Comparar
el presente con el pasado es injusto porque la nostalgia distorsiona los
recuerdos y convierte todo lo de antes en mejor que lo de ahora.
Por
eso, los actuales políticos nos parecen enanos frente a la agigantada talla de
los que los antecedieron.
Solo
dos ejemplos:
A don
Estanislao Figueras, primer presidente de la primera república española, (
Febrero-Junio 1873) hasta sus adversarios le reconocían una aguzada
inteligencia, corregida por la infatigable indolencia de su carácter.
En el
último consejo de ministros que presidió, y en vista de las farragosas y
estériles discusiones, exclamó: “Señores, ya no aguanto más.
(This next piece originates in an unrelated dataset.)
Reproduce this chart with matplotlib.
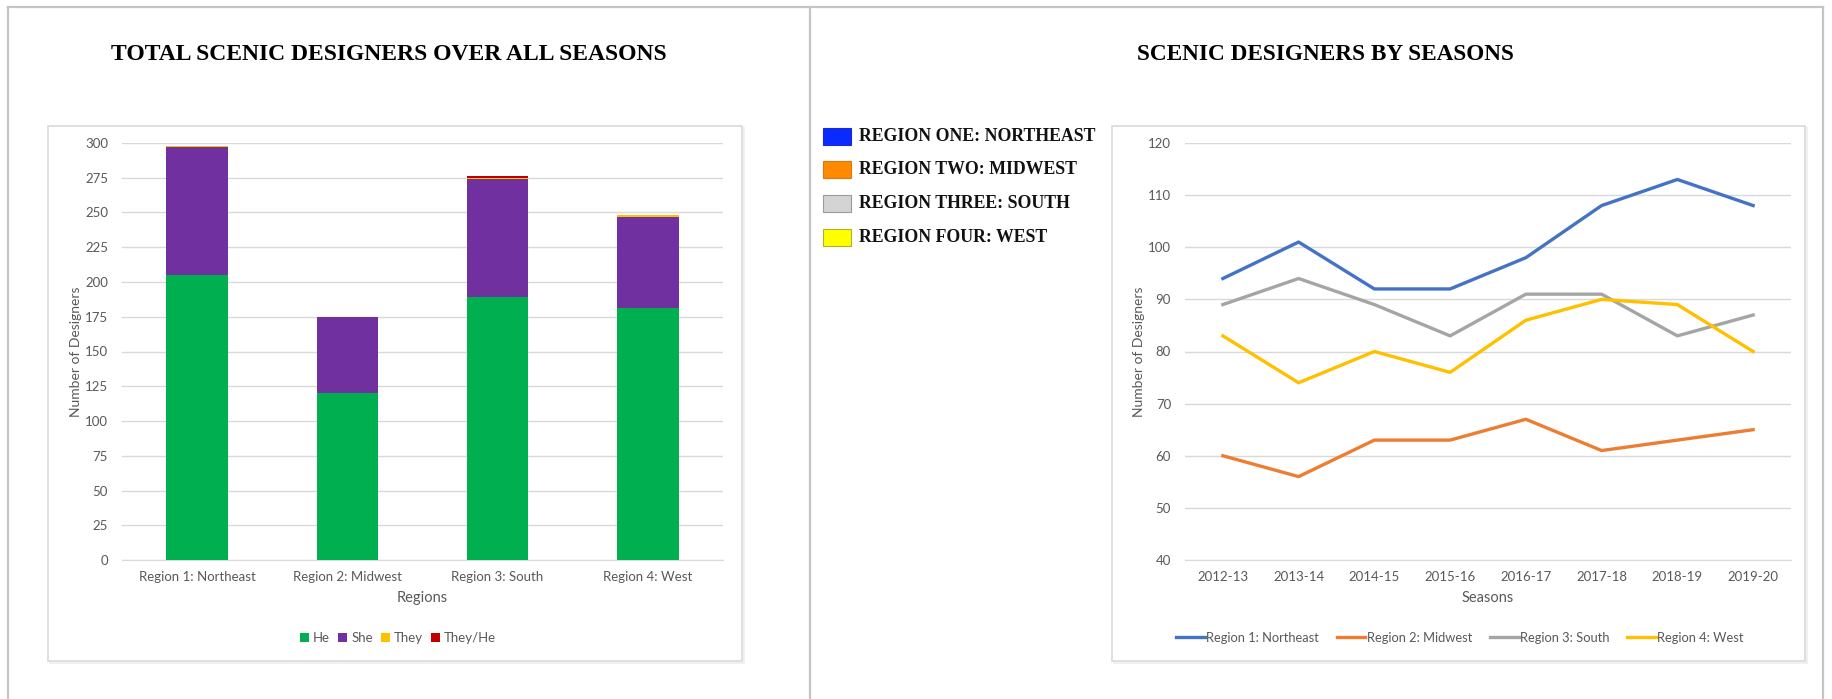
import matplotlib
matplotlib.use("Agg")
import matplotlib.pyplot as plt
from matplotlib.patches import Rectangle
from matplotlib.lines import Line2D
import numpy as np

# ---------------- data ----------------
regions = ["Region 1: Northeast", "Region 2: Midwest", "Region 3: South", "Region 4: West"]
he = [205, 120, 189, 181]
she = [92, 55, 85, 66]
they = [1, 0, 1, 1]
they_he = [0, 0, 1, 0]

seasons = ["2012-13", "2013-14", "2014-15", "2015-16", "2016-17", "2017-18", "2018-19", "2019-20"]
northeast = [94, 101, 92, 92, 98, 108, 113, 108]
midwest = [60, 56, 63, 63, 67, 61, 63, 65]
south = [89, 94, 89, 83, 91, 91, 83, 87]
west = [83, 74, 80, 76, 86, 90, 89, 80]

legend_labels = ["REGION ONE: NORTHEAST", "REGION TWO: MIDWEST", "REGION THREE: SOUTH", "REGION FOUR: WEST"]
legend_colors = ["#0a2bff", "#ff8a00", "#d4d4d4", "#ffff00"]
legend_edges = ["#1a2bd0", "#d87a10", "#9a9a9a", "#b0b030"]

W, H = 1833, 699
DPI = 100
fig = plt.figure(figsize=(W / DPI, H / DPI), dpi=DPI)
fig.patch.set_facecolor("white")

EXCEL_FONT = "Lato"
TICK_C = "#595959"
GRID_C = "#d9d9d9"

def fx(px):
    return px / W

def fy(py):
    return (H - py) / H

# ---------------- frames ----------------
frame_c = "#c4c4c4"
for (x0, y0, x1, y1) in [(8, 7, 1823, 7), (8, 7, 8, 699), (810, 7, 810, 699), (1823, 7, 1823, 699)]:
    fig.add_artist(Line2D([fx(x0), fx(x1)], [fy(y0), fy(y1)], color=frame_c, lw=1.6,
                          transform=fig.transFigure, zorder=-2))

for (x0, y0, x1, y1) in [(48, 126, 742, 661), (1112, 126, 1805, 661)]:
    fig.add_artist(Rectangle((fx(x0) + 0.0012, fy(y1) - 0.003), fx(x1 - x0), fy(y0) - fy(y1),
                             transform=fig.transFigure, facecolor="none",
                             edgecolor="#f0f0f0", lw=1.5, zorder=-3))
    fig.add_artist(Rectangle((fx(x0), fy(y1)), fx(x1 - x0), fy(y0) - fy(y1),
                             transform=fig.transFigure, facecolor="white",
                             edgecolor="#d9d9d9", lw=1.2, zorder=-2))

# ---------------- titles ----------------
renderer = fig.canvas.get_renderer()

def fit_text(x, y, s, target_w, fs0=16, **kw):
    t = fig.text(x, y, s, fontsize=fs0, **kw)
    w = t.get_window_extent(renderer=renderer).width
    t.set_fontsize(fs0 * target_w / w)
    return t

title_kw = dict(family="Liberation Serif", fontweight="bold", color="black", ha="center", va="center")
fit_text(fx(389), fy(55), "TOTAL SCENIC DESIGNERS OVER ALL SEASONS", 558, **title_kw)
fit_text(fx(1325), fy(55), "SCENIC DESIGNERS BY SEASONS", 378, **title_kw)

# ---------------- styling helper ----------------
def style_axes(ax):
    ax.grid(axis="y", color=GRID_C, lw=1.0, zorder=0)
    ax.set_axisbelow(True)
    for sp in ax.spines.values():
        sp.set_visible(False)
    ax.spines["bottom"].set_visible(True)
    ax.spines["bottom"].set_color(GRID_C)
    ax.tick_params(axis="both", length=0, labelsize=9.5, labelcolor=TICK_C)
    ax.tick_params(axis="y", pad=10)
    ax.tick_params(axis="x", pad=8)
    for lab in ax.get_xticklabels() + ax.get_yticklabels():
        lab.set_family(EXCEL_FONT)
    ax.set_facecolor("none")

# ---------------- left: stacked bars ----------------
ax1 = fig.add_axes([fx(122), fy(560), fx(723 - 122), fy(143) - fy(560)])
x = np.arange(len(regions))
bw = 0.41
bottom = np.zeros(len(regions))
series = [("He", he, "#00b050"), ("She", she, "#7030a0"),
          ("They", they, "#ffc000"), ("They/He", they_he, "#c00000")]
for name, vals, col in series:
    ax1.bar(x, vals, bw, bottom=bottom, color=col, label=name, zorder=3)
    bottom += np.array(vals)

ax1.set_xlim(-0.5, 3.5)
ax1.set_ylim(0, 300)
ax1.set_yticks(np.arange(0, 301, 25))
ax1.set_xticks(x)
ax1.set_xticklabels(regions)
ax1.set_ylabel("Number of Designers", fontsize=10, color=TICK_C, family=EXCEL_FONT, labelpad=2)
ax1.set_xlabel("Regions", fontsize=10.5, color=TICK_C, family=EXCEL_FONT, labelpad=6)
style_axes(ax1)

leg1 = ax1.legend(loc="center", bbox_to_anchor=(fx(398), fy(638)), bbox_transform=fig.transFigure,
                  ncol=4, frameon=False, handlelength=0.7, handleheight=0.7, handletextpad=0.3,
                  columnspacing=0.6, prop={"family": EXCEL_FONT, "size": 9.5})
for t in leg1.get_texts():
    t.set_color(TICK_C)

# ---------------- right: line chart ----------------
ax2 = fig.add_axes([fx(1185), fy(560), fx(1791 - 1185), fy(143) - fy(560)])
xs = np.arange(len(seasons))
line_series = [("Region 1: Northeast", northeast, "#4472c4"),
               ("Region 2: Midwest", midwest, "#ed7d31"),
               ("Region 3: South", south, "#a5a5a5"),
               ("Region 4: West", west, "#ffc000")]
for name, vals, col in line_series:
    ax2.plot(xs, vals, color=col, lw=2.4, label=name, zorder=3)
ax2.set_xlim(-0.5, len(seasons) - 0.5)
ax2.set_ylim(40, 120)
ax2.set_yticks(np.arange(40, 121, 10))
ax2.set_xticks(xs)
ax2.set_xticklabels(seasons)
ax2.set_ylabel("Number of Designers", fontsize=10, color=TICK_C, family=EXCEL_FONT, labelpad=2)
ax2.set_xlabel("Seasons", fontsize=10.5, color=TICK_C, family=EXCEL_FONT, labelpad=6)
style_axes(ax2)

leg2 = ax2.legend(loc="center", bbox_to_anchor=(fx(1460), fy(638)), bbox_transform=fig.transFigure,
                  ncol=4, frameon=False, handlelength=2.2, handletextpad=0.1,
                  columnspacing=1.4, prop={"family": EXCEL_FONT, "size": 9.3})
for t in leg2.get_texts():
    t.set_color(TICK_C)

# ---------------- left-side region key ----------------
key_y = [136.8, 169.5, 203.4, 237.3]
for lab, col, ec, yy in zip(legend_labels, legend_colors, legend_edges, key_y):
    fig.add_artist(Rectangle((fx(823), fy(yy + 8.5)), fx(28), fy(yy - 8.5) - fy(yy + 8.5),
                             transform=fig.transFigure, facecolor=col, edgecolor=ec, lw=0.8))
    fig.text(fx(859), fy(yy), lab, family="Liberation Serif", fontweight="bold",
             fontsize=12.8, ha="left", va="center", color="#111111")

fig.savefig("out.png", dpi=DPI, facecolor="white")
Voy a serles
franco: estoy hasta los cojones de todos nosotros”.
Se
levantó, escribió su carta de dimisión que dejó en su despacho, dijo que se iba
a dar un paseo por el parque de El Retiro, se fue a la cercana estación de
Atocha y cogió un tren del que no se apeó hasta llegar a París.
Otro
paradigma de político eficaz fue el portugués José Pinheiro de Azevedo, el
almirante sin miedo, uno de los impulsores de la lucha contra la dictadura de
Marcelo Caetano.
Nombrado
primer ministro en el período más turbulento de la revolución de los claveles,
uno de los que participaban en una manifestación vociferante lo llamó
“fascista”.
“Vade
a merda”, replicó el almirante sin miedo que se encerró con sus ministros en el
palacio presidencia de Sao Bento y proclamó en huelga al gabinete.
Frente
a esos titanes del servicio público, ¿cómo no van a parecer enanos los actuales
burócratas electos por la masa amorfa de una mayoría de ciudadanos mediocres?
También
tiene culpa el ineficaz sistema de proclamar presidente del gobierno al
representante propuesto por la burocracia de su partido.
El
nuevo presidente, que hasta el día antes de jurar su cargo se había dedicado a
proponer soluciones más sensatas para los problemas nacionales que las del
entonces presidente, una vez en el poder descubre que las propuestas del ahora
líder de la oposición son más idóneas para los asuntos que le toca gestionar
que las suyas propias.
Ese
problema, afortunadamente, tiene una fácil solución: enmendar la constitución
para que, el encargado de formar gobierno sea el representante del partido que
pierda las elecciones y no el del partido que las gane.